• **GIVEN TASK**
Starting at the first line of the data, please print exactly those lines through the one that holds "import plotly.graph_objects as go", omitting every picture.

• **SOURCE EXCERPT**
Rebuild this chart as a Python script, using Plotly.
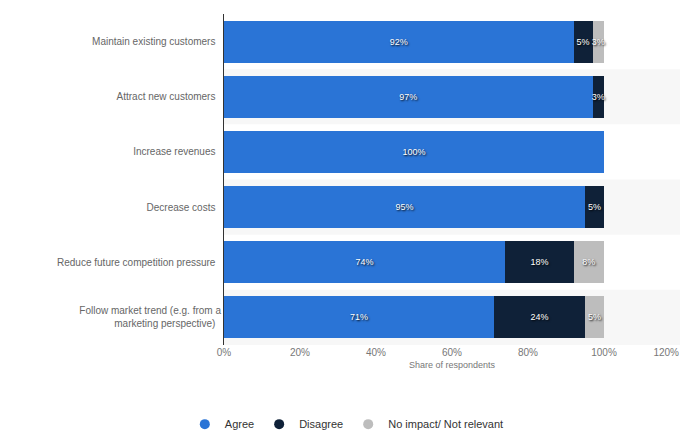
import plotly.graph_objects as go

categories = [
    "Maintain existing customers",
    "Attract new customers",
    "Increase revenues",
    "Decrease costs",
    "Reduce future competition pressure",
    "Follow market trend (e.g. from a<br>marketing perspective)",
]
agree = [92, 97, 100, 95, 74, 71]
disagree = [5, 3, 0, 5, 18, 24]
no_impact = [3, 0, 0, 0, 8, 5]
series_names = ["Agree", "Disagree", "No impact/ Not relevant"]
colors = ["#2a74d6", "#0f2138", "#bdbdbd"]
xticks = [0, 20, 40, 60, 80, 100]
xtick_last = [120]

fig = go.Figure()
for name, vals, col in zip(series_names, [agree, disagree, no_impact], colors):
    fig.add_trace(go.Bar(
        y=categories, x=vals, orientation="h", name=name,
        marker=dict(color=col, line=dict(width=0)),
        text=[f"{v}%" if v > 0 else "" for v in vals],
        textposition="inside", insidetextanchor="middle",
        constraintext="none", textangle=0,
        textfont=dict(color="white", size=9, family="Liberation Sans",
                      shadow="1px 1px 2px #000"),
        showlegend=False, hoverinfo="skip",
    ))
for name, col in zip(series_names, colors):
    fig.add_trace(go.Scatter(
        x=[None], y=[None], mode="markers", name=name, xaxis="x2",
        marker=dict(color=col, size=10, symbol="circle"),
        showlegend=True,
    ))

# alternating row bands
shapes = []
for i in range(len(categories)):
    if i % 2 == 1:
        shapes.append(dict(type="rect", xref="paper", yref="y",
                           x0=0, x1=1, y0=i - 0.5, y1=i + 0.5,
                           fillcolor="#f7f7f7", line=dict(width=0), layer="below"))

fig.update_layout(
    width=680, height=435,
    margin=dict(l=224, r=0, t=14, b=90),
    barmode="stack", bargap=0.24,
    plot_bgcolor="white", paper_bgcolor="white",
    font=dict(family="Liberation Sans", size=10, color="#666666"),
    shapes=shapes,
    xaxis=dict(range=[0, 120], tickvals=xticks,
               ticktext=[f"{t}%" for t in xticks],
               automargin=False,
               showgrid=False, zeroline=False, showline=False,
               tickfont=dict(size=10, color="#777777"),
               title=dict(text="Share of respondents", font=dict(size=9, color="#777777"), standoff=4)),
    xaxis2=dict(range=[0, 120], overlaying="x", side="bottom", anchor="y",
                tickvals=xtick_last, ticktext=[f"{t}%" for t in xtick_last],
                ticklabelposition="outside left", ticklabelshift=-1,
                automargin=False, showgrid=False, zeroline=False, showline=False,
                tickfont=dict(size=10, color="#777777")),
    yaxis=dict(autorange="reversed", showgrid=False, zeroline=False,
               showline=True, linecolor="#333333", linewidth=1,
               ticks="", ticksuffix="  ",
               tickfont=dict(size=10, color="#666666")),
    legend=dict(orientation="h", xref="container", x=0.51, xanchor="center",
                yref="container", y=0.025, yanchor="middle",
                traceorder="normal",
                font=dict(size=11, color="#333333")),
)

fig.write_html("out.html")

• **COMPLETE OUTPUT**
Rebuild this chart as a Python script, using Plotly.
import plotly.graph_objects as go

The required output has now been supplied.